Not only can Mark V outpack me, and has traveled with his bike like ten thousand more times than me, but he’s got this pictogram in his S&S case as an anti-TSA device. I’ve formally requested a copy. It illustrates to the person opening the case in some dank airport basement somewhere, how to reassemble the case with the compression members intact. The two disks and a piece of plastic pipe are also known as the pizza box things (from the plastic thingies that prevent the box lid from smashing your pie).

from the Bike Hugger Photostream.



4 Comments

You’re missing the part where the sign reads :

“Achtung!”

“Attention!”

oh yes and check the [larger photo size](http://www.flickr.com/photos/huggerindustries/2322286638/sizes/o/) for the cutaway showing how the assembly is done.

thanks for the idea - i have an SNS-equipped touring bike being built as we speak, and plan on taking a few trips in April with it. i’ll have to remember something like this.

Joel,

Please tell us about the bike you’re building up. Other tips include:

* Use toe straps to tie the bike, wheels, and parts together. That secures them and also a psychological reinforcement to the screener that this box is all packed together with thought and care
* S&S netting—the netting serves no purpose other than to keep screeners from poking around
* Never tell the counter attendant that you’re carrying a bike. When asked, use some vague answer like, ” oh it’s just stuff I carry around.” Or “photo equipment,” “instruments,” or “conference gear.”
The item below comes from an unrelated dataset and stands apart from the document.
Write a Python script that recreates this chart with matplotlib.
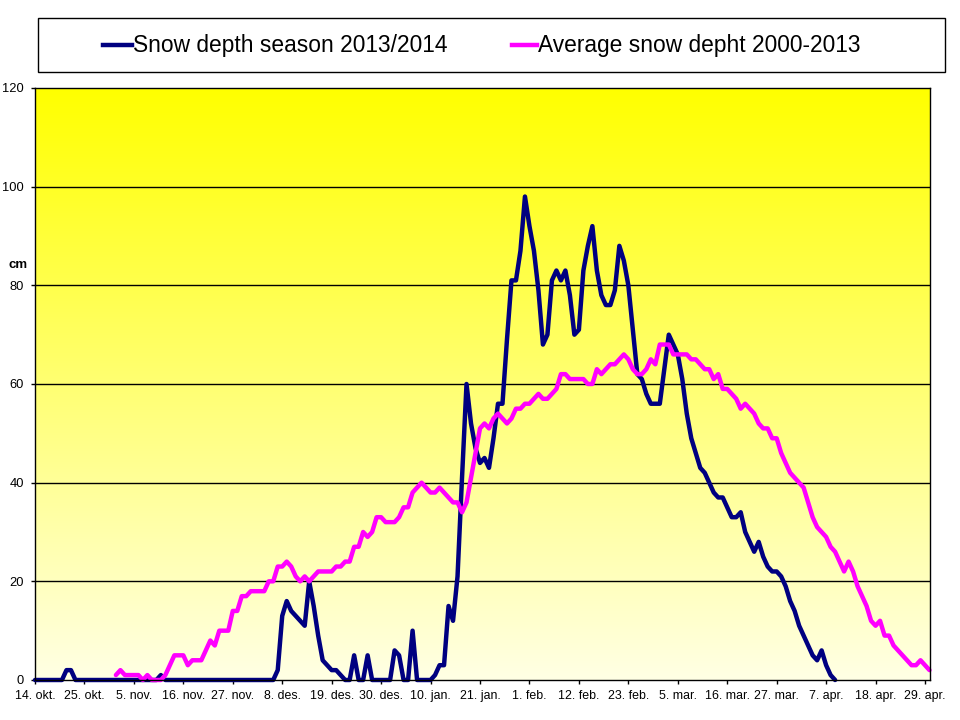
import numpy as np
import matplotlib
matplotlib.use("Agg")
import matplotlib.pyplot as plt
from matplotlib import font_manager
from matplotlib.lines import Line2D
from matplotlib.patches import Rectangle

# ---------------- data ----------------
# x index: 0 = 14. okt. ... 199 = 30. apr. (calendar incl. 29. feb.)
season_start = 0
season_values = (
    [0] * 7 + [2, 2] + [0] * 19 + [1] + [0] * 25 +
    [2, 13, 16, 14, 13, 12, 11, 20, 15, 9, 4, 3, 2, 2, 1, 0, 0, 5, 0, 0,
     5, 0, 0, 0, 0, 0, 6, 5, 0, 0, 10, 0, 0, 0, 0, 1, 3, 3, 15, 12,
     21, 41, 60, 52, 47, 44, 45, 43, 49, 56, 56, 69, 81, 81, 87, 98, 92, 87, 79, 68,
     70, 81, 83, 81, 83, 78, 70, 71, 83, 88, 92, 83, 78, 76, 76, 79, 88, 85, 80, 71,
     62, 61, 58, 56, 56, 56, 63, 70, 68, 66, 61, 54, 49, 46, 43, 42, 40, 38, 37, 37,
     35, 33, 33, 34, 30, 28, 26, 28, 25, 23, 22, 22, 21, 19, 16, 14, 11, 9, 7, 5,
     4, 6, 3, 1, 0]
)

average_start = 18
average_values = [
    1, 2, 1, 1, 1, 1, 0, 1, 0, 0, 0, 1, 3, 5, 5, 5, 3, 4, 4, 4,
    6, 8, 7, 10, 10, 10, 14, 14, 17, 17, 18, 18, 18, 18,
    20, 20, 23, 23, 24, 23, 21, 20, 21, 20, 21, 22, 22, 22, 22, 23, 23, 24, 24, 27,
    27, 30, 29, 30, 33, 33, 32, 32, 32, 33, 35, 35, 38, 39, 40, 39, 38, 38, 39, 38,
    37, 36, 36, 34, 36, 41, 46, 51, 52, 51, 53, 54, 53, 52, 53, 55, 55, 56, 56, 57,
    58, 57, 57, 58, 59, 62, 62, 61, 61, 61, 61, 60, 60, 63, 62, 63, 64, 64, 65, 66,
    65, 63, 62, 62, 63, 65, 64, 68, 68, 68, 66, 66, 66, 66, 65, 65, 64, 63, 63, 61,
    62, 59, 59, 58, 57, 55, 56, 55, 54, 52, 51, 51, 49, 49, 46, 44, 42, 41, 40, 39,
    36, 33, 31, 30, 29, 27, 26, 24, 22, 24, 22, 19, 17, 15, 12, 11, 12, 9, 9, 7,
    6, 5, 4, 3, 3, 4, 3, 2]

tick_positions = list(range(0, 199, 11))
tick_labels = ["14. okt.", "25. okt.", "5. nov.", "16. nov.", "27. nov.", "8. des.",
               "19. des.", "30. des.", "10. jan.", "21. jan.", "1. feb.", "12. feb.",
               "23. feb.", "5. mar.", "16. mar.", "27. mar.", "7. apr.", "18. apr.",
               "29. apr."]
y_ticks = [0, 20, 40, 60, 80, 100, 120]

series_labels = ["Snow depth season 2013/2014", "Average snow depht 2000-2013"]
series_colors = ["#000080", "#FF00FF"]

# ---------------- fonts ----------------
names = {f.name for f in font_manager.fontManager.ttflist}
regular = "Liberation Sans" if "Liberation Sans" in names else "DejaVu Sans"
has_narrow = "Liberation Sans Narrow" in names
narrow = "Liberation Sans Narrow" if has_narrow else regular
legend_size = 20 if has_narrow else 16.4
xtick_size = 10.5 if has_narrow else 8.9

W, H = 960, 720
fig = plt.figure(figsize=(W / 100, H / 100), dpi=100, facecolor="white")

def px(x0, y0, x1, y1):
    return [x0 / W, 1 - y1 / H, (x1 - x0) / W, (y1 - y0) / H]

ax = fig.add_axes(px(35, 88, 929.5, 680))

# gradient background
grad = np.linspace(0, 1, 256).reshape(-1, 1)
top = np.array([255, 255, 0]) / 255
bot = np.array([255, 255, 228]) / 255
img = top[None, None, :] * (1 - grad[:, :, None]) + bot[None, None, :] * grad[:, :, None]
ax.imshow(img, extent=[0, 1, 0, 1], transform=ax.transAxes, aspect="auto", zorder=0)

x_season = np.arange(season_start, season_start + len(season_values))
x_avg = np.arange(average_start, average_start + len(average_values))
l1, = ax.plot(x_season, season_values, color=series_colors[0], lw=3.2,
              solid_joinstyle="round", solid_capstyle="round", zorder=3,
              label=series_labels[0], clip_on=False)
l2, = ax.plot(x_avg, average_values, color=series_colors[1], lw=3.2,
              solid_joinstyle="round", solid_capstyle="round", zorder=4,
              label=series_labels[1], clip_on=False)

ax.set_xlim(0, 199)
ax.set_ylim(0, 120)
ax.set_yticks(y_ticks)
ax.set_yticklabels([str(v) for v in y_ticks], fontfamily=regular, fontsize=9.3)
ax.set_xticks(tick_positions)
ax.set_xticklabels(tick_labels, fontfamily=narrow, fontsize=xtick_size)
ax.tick_params(axis="y", direction="out", length=3, width=1, pad=5, colors="black")
ax.tick_params(axis="x", direction="out", length=3, width=1, pad=4, colors="black")
for ysv in y_ticks[1:-1]:
    ax.axhline(ysv, color="black", lw=1.0, zorder=1)
for s in ax.spines.values():
    s.set_color("black")
    s.set_linewidth(1.0)
    s.set_zorder(5)

fig.text(18 / W, 1 - 265 / H, "cm", fontfamily=regular, fontsize=9.5,
         fontweight="bold", ha="center", va="center")

# legend box
fig.patches.append(Rectangle((38 / W, 1 - 72 / H), 907 / W, 54 / H,
                             transform=fig.transFigure, fill=False,
                             edgecolor="black", lw=1.0))
for (hx0, hx1, tx), line in zip([(103, 132, 133), (512, 537, 538)], [l1, l2]):
    fig.lines.append(Line2D([hx0 / W, hx1 / W], [1 - 45 / H, 1 - 45 / H],
                            transform=fig.transFigure, color=line.get_color(), lw=3.2))
    fig.text(tx / W, 1 - 52 / H, line.get_label(), fontfamily=narrow,
             fontsize=legend_size, ha="left", va="baseline")

fig.savefig("out.png", dpi=100, facecolor="white")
Also, for me at least, is to accept scratches, dings, and damage as a *travel patina*. It’s remarkable how much damage the S&S case can take and the bike does get beat up. I arrived in Austin with the Brompton and the plastic protective chainring 1/2 torn off and just rode it like that as “well, whatever . . . I deal with that when I get back.”

Mark and I both confirmed that no two packs are the same. Sometime, the pack flows and it’s a thing of beauty. Other times, it’s just not working. I think it’s way worse, depending on jet lag and sleep deprivation.